Executing the Ray Tracing Simulation

While the radiosity calculation provides the numeric illuminance values necessary for engineering compliance, communicating complex architectural lighting to stakeholders often requires photorealistic visualization. The DIALux evo ray tracing simulation engine calculates the precise path of light rays, capturing specular highlights, refractions, and accurate shadow casting that radiosity approximations miss.

Preparing for Ray Tracing

Ray tracing is highly sensitive to polygon counts and transparent materials. Before initializing a render:

• Ensure all glass surfaces have accurate transmission factors defined.
• Confirm that the IES or LDT photometric files attached to the luminaires have accurate luminous dimensions. A highly detailed 3D luminaire model paired with a mismatched photometric web will cast disjointed shadows.
• Utilize the “Fast Raytracer” for preliminary checks before committing to a high-resolution, high-bounces final render.

Managing Light Leaks

Complex geometries, particularly those imported via 3DS or Rhino, are notorious for non-manifold edges—tiny gaps between intersecting polygons. During ray tracing, direct sunlight or exterior ambient light can penetrate these microscopic gaps, creating erratic bright spots on interior walls. To resolve this, ensure the architectural model is completely “watertight” prior to import, or manually construct blocking volumes (simple opaque cubes) within DIALux evo, hidden within the structural cavities, to intercept rogue light rays.

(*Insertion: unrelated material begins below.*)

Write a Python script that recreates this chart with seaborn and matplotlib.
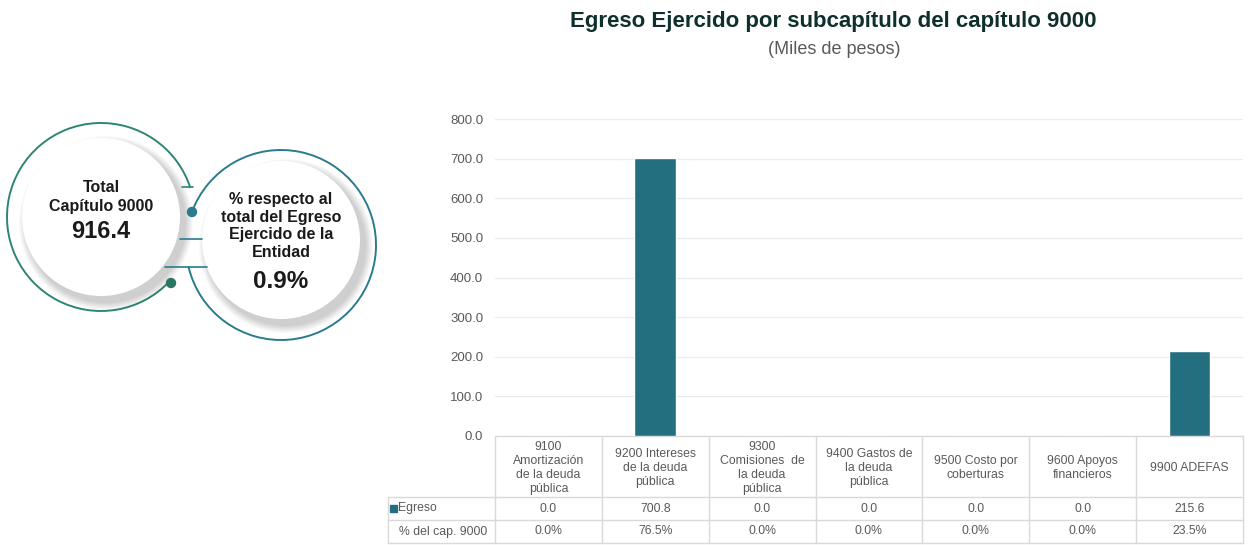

Validating Results Against Standards

Regardless of the modeling complexity, the final output must remain technically defensible and aligned with industry standards. Whether you are targeting the lighting power density (LPD) limits of ASHRAE 90.1-2022 or the illuminance and glare limits of ANSI/IES standards, the integrity of the 3D model is paramount.

Failing to simplify complex imported meshes can result in the radiosity engine trapping luminous flux within microscopic architectural crevices, artificially deflating the calculated efficiency of the space. Always cross-reference the calculated average illuminance against a simplified average illuminance manual calculation (using the Zonal Cavity Method) to verify that the software output remains within a logical margin of error.

By meticulously controlling the import of complex building geometries, rigorously managing surface texturing, and understanding the computational limitations of the radiosity engine, lighting professionals can leverage DIALux evo to accurately simulate even the most avant-garde architectural environments.

Related Resources

• Understanding IES File Polar Candela Plots
• Photometric Software Comparison: DIALux vs AGi32
• Optimizing AGi32 Calculation Grid Step Sizes
• Point-by-Point Illuminance via Inverse Square Law

Frequently Asked Questions

What 3D file formats are best for importing complex geometry into DIALux evo?

For building architecture, IFC is the standard, though models should be simplified to LOD 200. For organic shapes, SAT solid models provide cleaner curves than faceted 3DS meshes.

Why do imported 3D models slow down DIALux evo calculations?

DIALux evo radiosity calculates light exchange between patches. Highly detailed imported meshes with thousands of micro-polygons cause polygon bloat, exponentially increasing calculation times.

How do I handle specular reflections on imported 3D surfaces?

Radiosity assumes surfaces are Lambertian. For accurate specular reflections from glossy textures, adjust the specularity slider and execute a ray tracing simulation.

What is the primary cause of light leaks in imported geometries?

Light leaks are typically caused by non-manifold geometry or microscopic gaps between intersecting polygons in imported files. Ensure 3D models are mathematically closed prior to import.